'It was a dream job': Locals who aided Star Wars shoot treated to film screening
Mark Hamill had a special message for Ireland as Disney hosted special screenings for locals who helped transform some of the island's best known beauty spots into a galaxy far, far away.
Hamill's Luke Skywalker and co-star Daisy Ridley character Rey appeared in scenes in the Last Jedi that were shot on Ireland's rugged Atlantic coastline.
Those who welcomed and helped the cast and crew on locations that spanned the rocky island of Skellig Michael off the coast of Kerry to Ireland's most northerly point, at Malin Head in Co Donegal, were invited to exclusive screenings of The Last Jedi in the early hours of Thursday.
And before the movie started, Hamill said his own thank you in a specially pre-recorded message.
"I can't wait to come back to a country that made me feel like a member of the family," he said.
"So may the force be with you all and pour a pint of Guinness for me, will you."

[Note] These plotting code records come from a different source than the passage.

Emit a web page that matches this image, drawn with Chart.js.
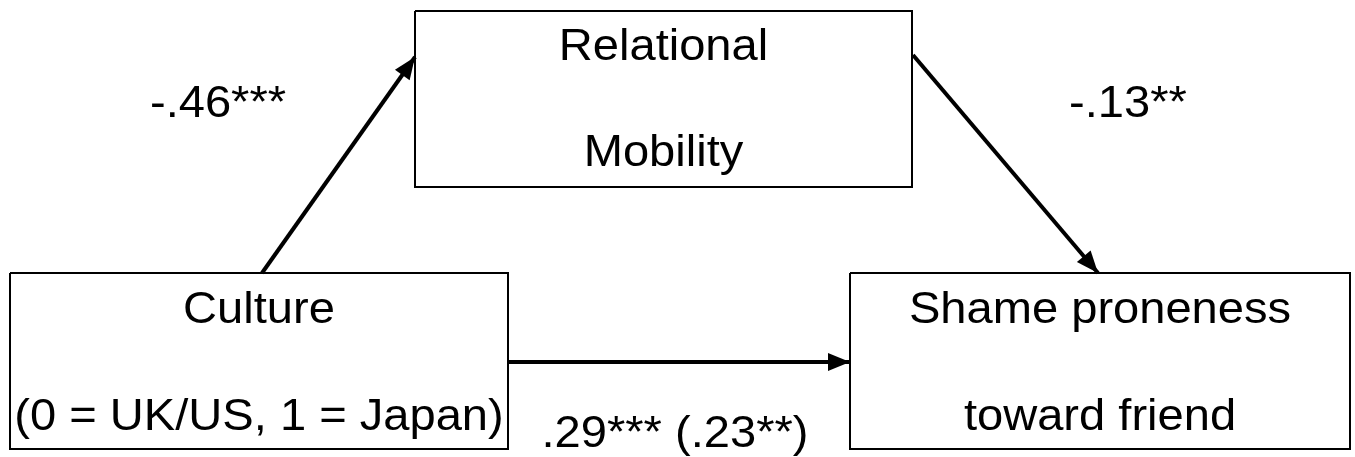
<!DOCTYPE html>
<html>
<head>
<meta charset="utf-8">
<script src="https://cdn.jsdelivr.net/npm/chart.js@4"></script>
<style>
  html, body { margin: 0; padding: 0; background: #fff; }
  #wrap { width: 1355px; height: 457px; }
</style>
</head>
<body>
<div id="wrap"><canvas id="myChart"></canvas></div>
<script>
// diagram content
const nodeNames = ["Relational Mobility", "Culture", "Shame proneness toward friend"];
const nodeLines = [
  ["Relational", "Mobility"],
  ["Culture", "(0 = UK/US, 1 = Japan)"],
  ["Shame proneness", "toward friend"],
];
const pathFrom = [1, 0, 1];
const pathTo = [0, 2, 2];
const pathLabels = ["-.46***", "-.13**", ".29*** (.23**)"];

// layout, in the same units as the (hidden) axes
const boxes = [
  { x0: 415, y0: 11, x1: 912, y1: 187, lines: [60, 166] },
  { x0: 10, y0: 273, x1: 508, y1: 449, lines: [323, 430] },
  { x0: 850, y0: 273, x1: 1350, y1: 449, lines: [323, 430] },
];
const arrows = [
  { x0: 262, y0: 273, x1: 415, y1: 57, lx: 218, ly: 117 },
  { x0: 913, y0: 55, x1: 1098, y1: 273, lx: 1128, ly: 117 },
  { x0: 508, y0: 362, x1: 850, y1: 362, lx: 675, ly: 447 },
];

const FONT = '44px "Liberation Sans", Arial, sans-serif';
const STRETCH = 1.07;

function boxData(b) {
  return [
    { x: b.x0, y: b.y0 }, { x: b.x1, y: b.y0 },
    { x: b.x1, y: b.y1 }, { x: b.x0, y: b.y1 }, { x: b.x0, y: b.y0 },
  ];
}

const datasets = [];
boxes.forEach((b, i) => {
  datasets.push({
    label: nodeNames[i],
    data: boxData(b),
    showLine: true,
    borderColor: "#000",
    borderWidth: 2,
    pointRadius: 0,
    clip: false,
  });
});
arrows.forEach((a, i) => {
  datasets.push({
    label: pathLabels[i],
    data: [{ x: a.x0, y: a.y0 }, { x: a.x1, y: a.y1 }],
    showLine: true,
    borderColor: "#000",
    borderWidth: 4,
    borderCapStyle: "butt",
    pointRadius: 0,
    clip: false,
    isArrow: true,
  });
});

function drawText(ctx, text, x, y) {
  ctx.save();
  ctx.translate(x, y);
  ctx.scale(STRETCH, 1);
  ctx.fillText(text, 0, 0);
  ctx.restore();
}

const diagramPlugin = {
  id: "diagram",
  afterDatasetsDraw(chart) {
    const ctx = chart.ctx;
    const xs = chart.scales.x;
    const ys = chart.scales.y;
    ctx.save();
    ctx.fillStyle = "#000";

    // arrowheads at the end of each path line
    chart.data.datasets.forEach((ds, i) => {
      if (!ds.isArrow) return;
      const pts = chart.getDatasetMeta(i).data;
      const p0 = pts[0], p1 = pts[1];
      const ang = Math.atan2(p1.y - p0.y, p1.x - p0.x);
      const len = 22, half = 9;
      ctx.beginPath();
      ctx.moveTo(p1.x, p1.y);
      ctx.lineTo(p1.x - len * Math.cos(ang) + half * Math.sin(ang),
                 p1.y - len * Math.sin(ang) - half * Math.cos(ang));
      ctx.lineTo(p1.x - len * Math.cos(ang) - half * Math.sin(ang),
                 p1.y - len * Math.sin(ang) + half * Math.cos(ang));
      ctx.closePath();
      ctx.fill();
    });

    ctx.font = FONT;
    ctx.textAlign = "center";
    ctx.textBaseline = "alphabetic";

    // node labels
    boxes.forEach((b, i) => {
      const cx = xs.getPixelForValue((b.x0 + b.x1) / 2);
      nodeLines[i].forEach((t, j) => {
        drawText(ctx, t, cx, ys.getPixelForValue(b.lines[j]));
      });
    });

    // path coefficients
    arrows.forEach((a, i) => {
      drawText(ctx, pathLabels[i], xs.getPixelForValue(a.lx), ys.getPixelForValue(a.ly));
    });
    ctx.restore();
  },
};

new Chart(document.getElementById("myChart").getContext("2d"), {
  type: "scatter",
  data: { datasets: datasets },
  options: {
    responsive: true,
    maintainAspectRatio: false,
    animation: false,
    layout: { padding: 0 },
    plugins: { legend: { display: false }, tooltip: { enabled: false } },
    scales: {
      x: { type: "linear", min: 0, max: 1355, display: false },
      y: { type: "linear", min: 0, max: 457, reverse: true, display: false },
    },
  },
  plugins: [diagramPlugin],
});
</script>
</body>
</html>
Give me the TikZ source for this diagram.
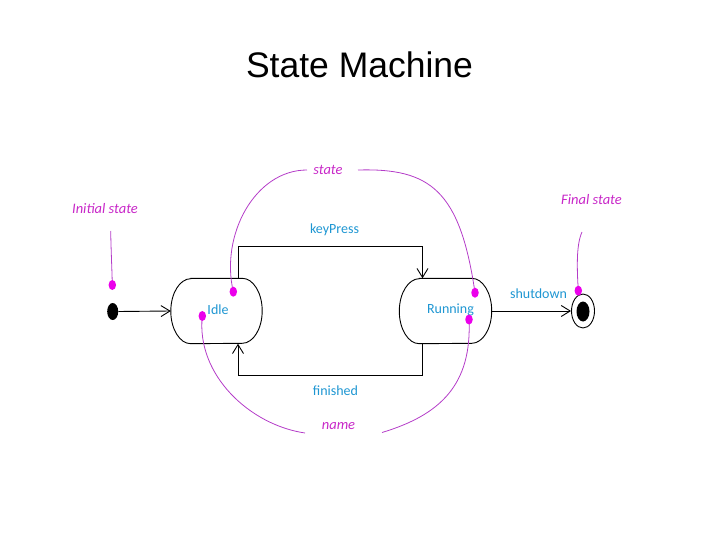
\documentclass[tikz,border=0pt]{standalone}
\usepackage{fontspec}
\setmainfont{Carlito}
\newfontfamily\titlefont{Liberation Sans}
\usetikzlibrary{arrows.meta,shapes.geometric,calc}
\definecolor{lblue}{RGB}{30,150,210}
\definecolor{mtext}{RGB}{200,40,200}
\definecolor{mdot}{RGB}{235,0,235}
\definecolor{mline}{RGB}{180,60,200}
\tikzset{
  statebox/.style={draw=none,rectangle,minimum width=91pt,minimum height=65pt,inner sep=0pt},
  outline/.style={draw=black,line width=0.9pt},
  arr/.style={draw=black,line width=0.9pt,-{Straight Barb[length=9pt,width=11pt]}},
  evlabel/.style={text=lblue,font=\fontsize{14}{16}\selectfont,inner sep=0pt},
  notelabel/.style={text=mtext,font=\fontsize{14.5}{17}\selectfont\itshape,inner sep=0pt},
  mdotstyle/.style={ellipse,fill=mdot,minimum width=7.5pt,minimum height=10pt,inner sep=0pt},
  mcurve/.style={draw=mline,line width=0.8pt}
}
\newcommand{\stateoutline}[1]{%
  \draw[outline] ($(#1.north west)+(20,0)$) -- ($(#1.north east)+(-20,0)$)
    arc[start angle=270,end angle=450,x radius=20,y radius=32.5]
    -- ($(#1.south west)+(20,0)$)
    arc[start angle=90,end angle=270,x radius=20,y radius=32.5] -- cycle;}
\begin{document}
\begin{tikzpicture}[x=1pt,y=-1pt]
\useasboundingbox (0,0) rectangle (720,540);
\node[font=\titlefont\fontsize{35.5}{40}\selectfont,anchor=base] (title) at (359.5,78) {State Machine};

% states
\node[statebox] (idle) at (216.5,311) {};
\node[statebox,minimum width=92pt] (running) at (445.5,311) {};
\stateoutline{idle}
\stateoutline{running}
\node[evlabel] (idlelbl) at (218,310) {Idle};
\node[evlabel] (runlbl) at (450.5,310) {Running};

% initial and final
\node[ellipse,fill=black,minimum width=11pt,minimum height=17pt,inner sep=0pt] (init) at (112.7,311.5) {};
\node[ellipse,draw=black,line width=0.9pt,minimum width=23pt,minimum height=34pt,inner sep=0pt] (final) at (583,311) {};
\node[ellipse,fill=black,minimum width=13pt,minimum height=20pt,inner sep=0pt] (finalin) at (583,311.5) {};

% transitions
\coordinate (kp1) at (238,246);
\coordinate (kp2) at (422.5,246);
\coordinate (f1) at (422.5,375);
\coordinate (f2) at (238,375);
\draw[arr] (init.east) -- (idle.west);
\draw[arr] (idle.north -| kp1) -- (kp1) -- (kp2) -- (running.north -| kp2);
\draw[arr] (running.south -| f1) -- (f1) -- (f2) -- (idle.south -| f2);
\draw[arr] (running.east) -- (final.west);

\node[evlabel] (kplbl) at (334.5,230) {keyPress};
\node[evlabel] (finlbl) at (335.5,391) {finished};
\node[evlabel] (sdlbl) at (538.5,294) {shutdown};

% annotations
\node[notelabel] (initnote) at (105,209) {Initial state};
\node[notelabel] (finalnote) at (591.5,200) {Final state};
\node[notelabel] (statenote) at (328,170) {state};
\node[notelabel] (namenote) at (338.5,426) {name};

\coordinate (ia) at (110.7,231);
\coordinate (sa) at (307,170);
\coordinate (sb) at (358,170);
\coordinate (fa) at (582,232);
\coordinate (na) at (305,433);
\coordinate (nb) at (382,432.5);

\coordinate (c1) at (112.3,285);
\coordinate (c2) at (233.3,291.7);
\coordinate (c3) at (475,292.7);
\coordinate (c4) at (578.3,290.7);
\coordinate (c5) at (202.3,316);
\coordinate (c6) at (469,319.5);

\draw[mcurve] (ia) .. controls (111,250) and (112,270) .. (c1);
\draw[mcurve] (sa) .. controls (255,170) and (220,235) .. (c2);
\draw[mcurve] (sb) .. controls (430,168) and (460,190) .. (c3);
\draw[mcurve] (fa) .. controls (576,245) and (577,270) .. (c4);
\draw[mcurve] (c5) .. controls (196,375) and (250,425) .. (na);
\draw[mcurve] (c6) .. controls (472,385) and (440,415) .. (nb);

\node[mdotstyle] (d1) at (c1) {};
\node[mdotstyle] (d2) at (c2) {};
\node[mdotstyle] (d3) at (c3) {};
\node[mdotstyle] (d4) at (c4) {};
\node[mdotstyle] (d5) at (c5) {};
\node[mdotstyle] (d6) at (c6) {};
\end{tikzpicture}
\end{document}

At Century Cinemas in Letterkenny, Co Donegal, two Stormtroopers from a costuming club were waiting to greet more than 200 locals who were involved in the shoot at Malin Head.
The guests were treated to champagne and canapes, courtesy of Donegal County Council, before settling down for their own private showing.
Joe and Geraldine Divers are Ireland's most northerly residents. Their farmland at Malin Head was used as the film crew's base camp.
"I enjoyed the film," said Mr Divers after the show.
"I was totally unaware and had no history of Star Wars so when they all arrived it was surreal and to be here tonight and to see the magnitude of the galaxy and how small Malin Head is, it's absolutely amazing."
Mrs Divers said she spotted the landscape she knows so well at different points in the film.
"It's amazing to see it now and it's lovely to have been part of it," she said.
The long-awaited release of the latest episode in the Star Wars saga meant that tradesmen, caterers and other local business owners were finally freed from secrecy agreements that prevented them talking about their experiences.
Scaffolding expert Eddie Gallen and his team built the Millennium Falcon on one of Malin Point's rocky cliff edges.
"Until we saw it finished we only knew then what it was, because everything was done piece by piece," he said.
"When the decorators finally came in and did the decorations and added on the different little gadgets, simple wee things, it turned into a space ship overnight."
Bren Whelan runs a climbing company in Malin Head. His rope skills were used to safely transport Hamill and Ridley on and off rugged outcrops to shoot their scenes.
"This was certainly one of the coolest crews out there," he said.
"Mark Hamill and Daisy Ridley were brilliant - really, really nice people, so easy to work for and work with.
"It was really a dream job for someone who works at Malin Head all the time - very unusual and very exciting too."
Dominic McDermott served coffee and tea on set from his mobile refreshment bar.
Luke Skywalker was one of his regular visitors.
"Mark Hamill always stopped with us, he'd come behind the bar and pretend to make coffees," he said.
"He loved being in Malin Head, he loved being in Ireland and he loved the people - he would chat and chat to people - it was just a joy to see him."
Hugh Farren runs a pub that sat within the tight security cordon erected round the film set.
"When people see it on the screen it's going to make another big reason for people to come this far north," he said.
"Mark Hamill came to the bar on the Sunday night, after the third day of filming, he came to the bar and I got a photo with him and he signed a boot so I got a little bit of memorabilia to show people - the photo's up on the bar now as well."
Aideen Doherty, from the Donegal Film Office, played a key role in persuading Disney to shoot at Malin Head.
"We are a dot on a map which is a dot on a map on the edge of Europe," she said.
"But we are one of the most spectacular places in the world and Star Wars has demonstrated that to a global audience."